Trade Plan for 2/5 - 2/9
The oil trade and bad market breadth. Does indices halitosis matter?
Last week I was most confident that $CL/crude oil futures would likely continue its breakout progress, as the consolidation had been a long one. Typically a similar consolidation would have more follow through but it was not to be. Oil did a full scale backtest to the 73.92 level I gave you last week and while it bounced nicely there, it closed the week under. Here’s how it performed at the level given:
You can see that it bounced from the weekly 200MA just before the end of the week, but closed near the lows on a bearish engulfing candle. So is it now a bearish fakey breaky?

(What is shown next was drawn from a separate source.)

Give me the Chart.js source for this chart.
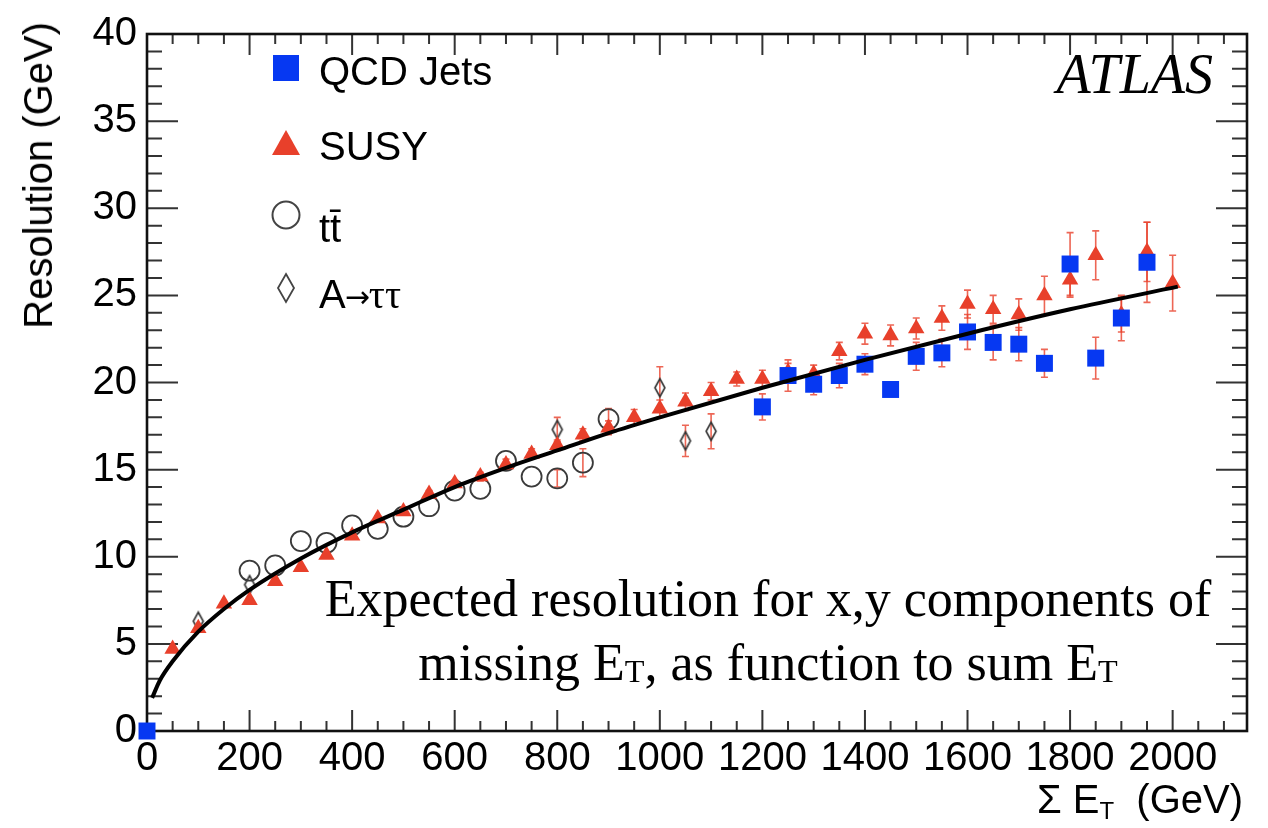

I outline how the discrepancy between tech strength and small cap weakness could affect the market moving forward (should it continue) and give the levels I will use to navigate on a level to level basis.
I share the precious metals breakout/breakdown levels as I believe they are still in consolidation mode.
I define what crude oil bulls need to see in the short term to keep the dream alive and give bearish targets on the downside in the event of a flush.
Summary of Market Action Last Week:
The indices rocketed up last Monday, only to decline through Wednesday. $ES/SPX futures and $NQ/Nasdaq futures blasted off again on Thursday into Friday to make new highs. $RTY/small caps futures could not hold momentum into Friday and declined to close the week red.
$GC/gold futures and $SI/Silver futures chopped constructively into Friday morning, but declined dramatically on data and bounced unexcitedly. Still, Gold closed the week with a slight gain, while Silver and $GDX/gold miners closed essentially flat.
$CL/Crude Oil futures gapped up on Sunday’s open, but declined appreciably to give back all of the previous week’s gain plus. $XOP/oil equities also declined on the week, but held strength relative to the commodity.